[START Data excerpt]
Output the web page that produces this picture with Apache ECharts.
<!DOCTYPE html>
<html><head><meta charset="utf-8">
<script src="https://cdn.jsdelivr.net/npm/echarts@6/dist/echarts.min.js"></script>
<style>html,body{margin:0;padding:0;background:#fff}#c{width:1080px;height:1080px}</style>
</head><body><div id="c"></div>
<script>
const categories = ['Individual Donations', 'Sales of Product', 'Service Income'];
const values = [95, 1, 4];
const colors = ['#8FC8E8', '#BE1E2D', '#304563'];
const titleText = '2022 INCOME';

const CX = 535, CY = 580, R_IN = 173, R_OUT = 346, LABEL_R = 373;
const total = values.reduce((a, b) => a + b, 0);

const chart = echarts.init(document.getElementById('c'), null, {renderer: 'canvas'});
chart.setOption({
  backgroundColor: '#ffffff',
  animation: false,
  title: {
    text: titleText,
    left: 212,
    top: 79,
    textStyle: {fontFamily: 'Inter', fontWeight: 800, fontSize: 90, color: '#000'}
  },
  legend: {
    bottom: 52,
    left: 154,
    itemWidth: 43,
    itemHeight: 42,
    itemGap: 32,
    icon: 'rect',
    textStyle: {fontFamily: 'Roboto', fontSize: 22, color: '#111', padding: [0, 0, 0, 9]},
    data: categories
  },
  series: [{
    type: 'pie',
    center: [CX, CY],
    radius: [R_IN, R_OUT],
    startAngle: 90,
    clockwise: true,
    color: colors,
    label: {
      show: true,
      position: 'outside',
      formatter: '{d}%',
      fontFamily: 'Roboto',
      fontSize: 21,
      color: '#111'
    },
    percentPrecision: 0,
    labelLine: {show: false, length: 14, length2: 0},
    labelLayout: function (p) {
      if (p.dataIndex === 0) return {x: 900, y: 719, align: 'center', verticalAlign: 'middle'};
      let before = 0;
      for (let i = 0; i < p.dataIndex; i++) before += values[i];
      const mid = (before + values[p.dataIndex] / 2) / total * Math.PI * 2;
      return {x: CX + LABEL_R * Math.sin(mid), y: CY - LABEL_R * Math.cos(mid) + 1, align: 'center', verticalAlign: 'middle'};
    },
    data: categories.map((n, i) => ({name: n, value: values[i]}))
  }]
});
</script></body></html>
[END Data excerpt]
▶ Exercise details: Repeat the material above exactly.

▶ Worked answer:
Output the web page that produces this picture with Apache ECharts.
<!DOCTYPE html>
<html><head><meta charset="utf-8">
<script src="https://cdn.jsdelivr.net/npm/echarts@6/dist/echarts.min.js"></script>
<style>html,body{margin:0;padding:0;background:#fff}#c{width:1080px;height:1080px}</style>
</head><body><div id="c"></div>
<script>
const categories = ['Individual Donations', 'Sales of Product', 'Service Income'];
const values = [95, 1, 4];
const colors = ['#8FC8E8', '#BE1E2D', '#304563'];
const titleText = '2022 INCOME';

const CX = 535, CY = 580, R_IN = 173, R_OUT = 346, LABEL_R = 373;
const total = values.reduce((a, b) => a + b, 0);

const chart = echarts.init(document.getElementById('c'), null, {renderer: 'canvas'});
chart.setOption({
  backgroundColor: '#ffffff',
  animation: false,
  title: {
    text: titleText,
    left: 212,
    top: 79,
    textStyle: {fontFamily: 'Inter', fontWeight: 800, fontSize: 90, color: '#000'}
  },
  legend: {
    bottom: 52,
    left: 154,
    itemWidth: 43,
    itemHeight: 42,
    itemGap: 32,
    icon: 'rect',
    textStyle: {fontFamily: 'Roboto', fontSize: 22, color: '#111', padding: [0, 0, 0, 9]},
    data: categories
  },
  series: [{
    type: 'pie',
    center: [CX, CY],
    radius: [R_IN, R_OUT],
    startAngle: 90,
    clockwise: true,
    color: colors,
    label: {
      show: true,
      position: 'outside',
      formatter: '{d}%',
      fontFamily: 'Roboto',
      fontSize: 21,
      color: '#111'
    },
    percentPrecision: 0,
    labelLine: {show: false, length: 14, length2: 0},
    labelLayout: function (p) {
      if (p.dataIndex === 0) return {x: 900, y: 719, align: 'center', verticalAlign: 'middle'};
      let before = 0;
      for (let i = 0; i < p.dataIndex; i++) before += values[i];
      const mid = (before + values[p.dataIndex] / 2) / total * Math.PI * 2;
      return {x: CX + LABEL_R * Math.sin(mid), y: CY - LABEL_R * Math.cos(mid) + 1, align: 'center', verticalAlign: 'middle'};
    },
    data: categories.map((n, i) => ({name: n, value: values[i]}))
  }]
});
</script></body></html>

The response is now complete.